One night when he’s supposed to go fishing with a buddy, Calli’s dad Griff instead drunkenly drags her in the middle of the night into the woods, heading for the home of her “real daddy,” Louis.  They get separated, she is lost, where is he? What is he doing?  This question takes on some urgency when the morning comes and Petra is also not home.  While the adults assume that Griff is fishing and Calli and Petra are together, a search begins.  The suspense ratchets when the fishing buddy returns sans Griff, and Toni begins to suspect her husband of more than mere loutishness.  There’s a lot of to-ing and fro-ing while the reader worries what’s happening to Petra?

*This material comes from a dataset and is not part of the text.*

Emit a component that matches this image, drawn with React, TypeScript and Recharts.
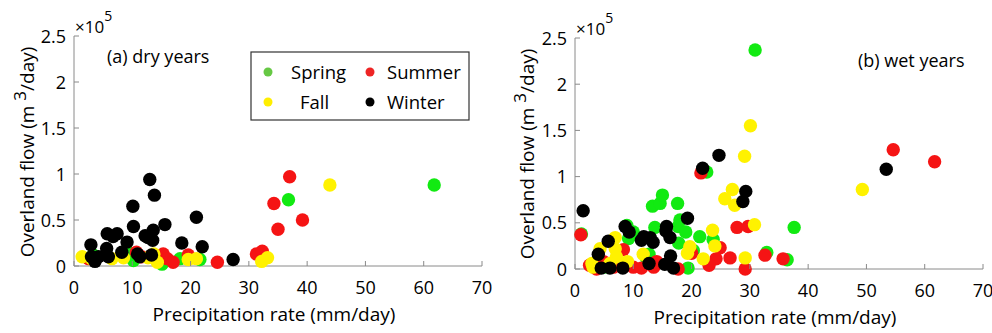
import React from "react";
import { ScatterChart, Scatter, XAxis, YAxis } from "recharts";

// precipitation (mm/day), overland flow (x10^5 m3/day)
const drySpring = [
  [3.3, 0.12], [9.0, 0.17], [10.2, 0.06], [15.1, 0.02], [18.2, 0.08], [21.6, 0.07], [36.8, 0.72], [61.8, 0.88],
];
const drySummer = [
  [2.5, 0.08], [10.7, 0.15], [11.6, 0.1], [15.3, 0.13], [16.0, 0.08], [17.0, 0.04], [19.6, 0.12], [24.6, 0.04],
  [31.3, 0.13], [32.3, 0.16], [34.3, 0.68], [35.0, 0.4], [37.0, 0.97], [39.2, 0.5],
];
const dryFall = [
  [1.4, 0.1], [3.0, 0.08], [6.5, 0.08], [8.5, 0.09], [12.7, 0.09], [13.7, 0.13], [14.3, 0.04], [19.6, 0.07],
  [21.0, 0.08], [32.2, 0.05], [33.2, 0.09], [43.9, 0.88],
];
const dryWinter = [
  [2.9, 0.23], [3.0, 0.1], [3.6, 0.05], [4.2, 0.1], [5.6, 0.19], [5.9, 0.1], [5.7, 0.35], [6.7, 0.32],
  [7.4, 0.35], [8.2, 0.15], [9.1, 0.26], [10.1, 0.65], [10.2, 0.43], [10.9, 0.13], [11.3, 0.1], [12.2, 0.33],
  [12.7, 0.31], [13.0, 0.94], [13.3, 0.12], [13.6, 0.39], [13.5, 0.28], [13.8, 0.77], [15.6, 0.45], [18.5, 0.25],
  [21.0, 0.53], [22.0, 0.21], [27.3, 0.07],
];

const wetSpring = [
  [30.9, 2.37], [37.6, 0.45], [32.9, 0.18], [36.4, 0.1], [22.6, 1.05], [13.3, 0.68], [14.6, 0.71], [15.0, 0.8],
  [17.6, 0.71], [18.0, 0.53], [17.7, 0.46], [19.0, 0.4], [13.7, 0.45], [21.4, 0.35], [17.8, 0.28], [20.3, 0.2],
  [23.7, 0.32], [19.4, 0.01], [8.9, 0.47], [9.2, 0.33], [10.0, 0.4], [1.1, 0.38], [12.3, 0.11], [12.7, 0.16],
  [4.9, 0.02],
];
const wetSummer = [
  [54.6, 1.29], [61.7, 1.16], [21.6, 1.04], [27.8, 0.45], [29.7, 0.46], [24.9, 0.23], [26.6, 0.12], [29.2, 0.0],
  [32.6, 0.15], [35.7, 0.11], [24.2, 0.11], [23.0, 0.04], [1.0, 0.37], [2.5, 0.04], [3.7, 0.0], [8.3, 0.21],
  [10.0, 0.02], [11.4, 0.01], [13.5, 0.02], [14.0, 0.08], [17.7, 0.0], [20.0, 0.17], [6.6, 0.02], [4.9, 0.08],
];
const wetFall = [
  [30.1, 1.55], [29.1, 1.22], [49.3, 0.86], [27.0, 0.86], [25.7, 0.76], [27.4, 0.69], [30.8, 0.48], [23.6, 0.42],
  [24.0, 0.25], [22.0, 0.11], [29.2, 0.12], [19.7, 0.24], [19.3, 0.17], [6.9, 0.34], [6.9, 0.22], [7.1, 0.13],
  [4.3, 0.22], [2.9, 0.06], [3.1, 0.02], [9.0, 0.08], [11.7, 0.16], [6.0, 0.06],
];
const wetWinter = [
  [53.4, 1.08], [24.7, 1.23], [21.9, 1.09], [29.3, 0.84], [28.8, 0.73], [19.3, 0.55], [1.4, 0.63], [8.6, 0.46],
  [9.3, 0.4], [11.4, 0.31], [11.8, 0.35], [12.9, 0.34], [13.4, 0.29], [15.7, 0.46], [15.6, 0.41], [16.3, 0.34],
  [5.7, 0.3], [4.0, 0.16], [16.4, 0.14], [12.7, 0.06], [15.4, 0.05], [16.9, 0.01], [4.5, 0.01], [6.0, 0.01],
  [8.2, 0.01],
];

const xTicks = [0, 10, 20, 30, 40, 50, 60, 70];
const yTicks = [0, 0.5, 1, 1.5, 2, 2.5];
const yTickLabels = ["0", "0.5", "1", "1.5", "2", "2.5"];

const seasons = ["Spring", "Summer", "Fall", "Winter"];
const dotColors = ["#12ea12", "#f51414", "#fff200", "#000000"];
const legendColors = ["#66c844", "#ee2424", "#ffee00", "#000000"];

const AXIS = "#8a8a8a";
const FONT = "'Open Sans', sans-serif";

const toPoints = (arr: number[][]) => arr.map(([x, y]) => ({ x, y }));

const XTick = (props: any) => {
  const { x, y, payload } = props;
  return (
    <g>
      <line x1={x} x2={x} y1={y} y2={y - 5} stroke={AXIS} />
      <text x={x} y={y + 28} textAnchor="middle" fontSize={18} fill="#000" fontFamily={FONT}>
        {payload.value}
      </text>
    </g>
  );
};

const YTick = (props: any) => {
  const { x, y, payload } = props;
  const i = yTicks.indexOf(payload.value);
  return (
    <g>
      <line x1={x} x2={x + 5} y1={y} y2={y} stroke={AXIS} />
      <text x={x - 8} y={y + 6.5} textAnchor="end" fontSize={18} fill="#000" fontFamily={FONT}>
        {yTickLabels[i] ?? payload.value}
      </text>
    </g>
  );
};

const dot = (color: string) => (p: any) => <circle cx={p.cx} cy={p.cy} r={6.7} fill={color} />;

const Panel = ({ series, margin }: { series: number[][][]; margin: any }) => (
  <ScatterChart width={496} height={333} margin={margin}>
    <XAxis
      type="number"
      dataKey="x"
      domain={[0, 70]}
      ticks={xTicks}
      interval={0}
      height={30}
      stroke={AXIS}
      tickSize={0}
      tickMargin={0}
      tickLine={false}
      tick={<XTick />}
    />
    <YAxis
      type="number"
      dataKey="y"
      domain={[0, 2.5]}
      ticks={yTicks}
      interval={0}
      width={40}
      stroke={AXIS}
      tickSize={0}
      tickMargin={0}
      tickLine={false}
      tick={<YTick />}
    />
    {series.map((s, i) => (
      <Scatter key={seasons[i]} data={toPoints(s)} shape={dot(dotColors[i])} isAnimationActive={false} />
    ))}
  </ScatterChart>
);

const YLabel = ({ cx, cy }: { cx: number; cy: number }) => (
  <text transform={`translate(${cx},${cy}) rotate(-90)`} textAnchor="middle" fontSize={19} fontFamily={FONT} dominantBaseline="central">
    Overland flow (m <tspan dy={-8} fontSize={17}>3</tspan>
    <tspan dy={8}>/day)</tspan>
  </text>
);

const Exponent = ({ x, y }: { x: number; y: number }) => (
  <text x={x} y={y} fontSize={17} fontFamily={FONT}>
    ×10<tspan dy={-12} fontSize={14}>5</tspan>
  </text>
);

export default function App() {
  return (
    <div style={{ position: "absolute", left: 0, top: 0, width: 992, height: 333, background: "#fff" }}>
      <div style={{ position: "absolute", left: 0, top: 0 }}>
        <Panel series={[drySpring, drySummer, dryFall, dryWinter]} margin={{ top: 36, right: 14, bottom: 37, left: 34 }} />
      </div>
      <div style={{ position: "absolute", left: 496, top: 0 }}>
        <Panel series={[wetSpring, wetSummer, wetFall, wetWinter]} margin={{ top: 38, right: 9, bottom: 34, left: 39 }} />
      </div>
      <svg width={992} height={333} style={{ position: "absolute", left: 0, top: 0, pointerEvents: "none" }}>
        <Exponent x={75} y={33} />
        <Exponent x={576} y={35} />
        <YLabel cx={27} cy={152} />
        <YLabel cx={527} cy={154} />
        <text x={274} y={321} textAnchor="middle" fontSize={19} fontFamily={FONT}>Precipitation rate (mm/day)</text>
        <text x={775} y={324} textAnchor="middle" fontSize={19} fontFamily={FONT}>Precipitation rate (mm/day)</text>
        <text x={107} y={63} fontSize={18} fontFamily={FONT}>(a) dry years</text>
        <text x={858} y={67} fontSize={18} fontFamily={FONT}>(b) wet years</text>
        <rect x={251} y={52} width={218} height={68} fill="#fff" stroke="#333" strokeWidth={1.2} />
        {seasons.map((s, i) => {
          const col = i % 2;
          const row = Math.floor(i / 2);
          const dx = col === 0 ? 268 : 370;
          const dy = row === 0 ? 72 : 102;
          const tx = col === 0 ? (row === 0 ? 291 : 300) : 387;
          return (
            <g key={s}>
              <circle cx={dx} cy={dy} r={4.5} fill={legendColors[i]} />
              <text x={tx} y={dy + 6.5} fontSize={18.5} fontFamily={FONT}>{s}</text>
            </g>
          );
        })}
      </svg>
    </div>
  );
}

Will Calli stay safe?  Can Ben find and protect his sister?  Is Griff a murdering pedophile?  (Spoiler alert  – no.)  The switching perspectives is done smoothly, with each chapter helpfully labelled, but the first person voices are not distinctive.  Heres a sample from a Calli chapter:

Calli placed a dirty hand on Petra’s forehead, nodded to her and patted her arm.  She turned in every direction, looking for him.  He was gone, but she had seen him before, she knew him, he had a funny name an a dog.  He was out there, maybe watching her.  She scuttled backward into the brush and hid.

With two of the six nominees read, I’m ranking them A Bad Day for Sorry first (for excellent characterization, fast-moving plot, and strong writing) and The Weight of Silence second (suspenseful and well-plotted, but choppy).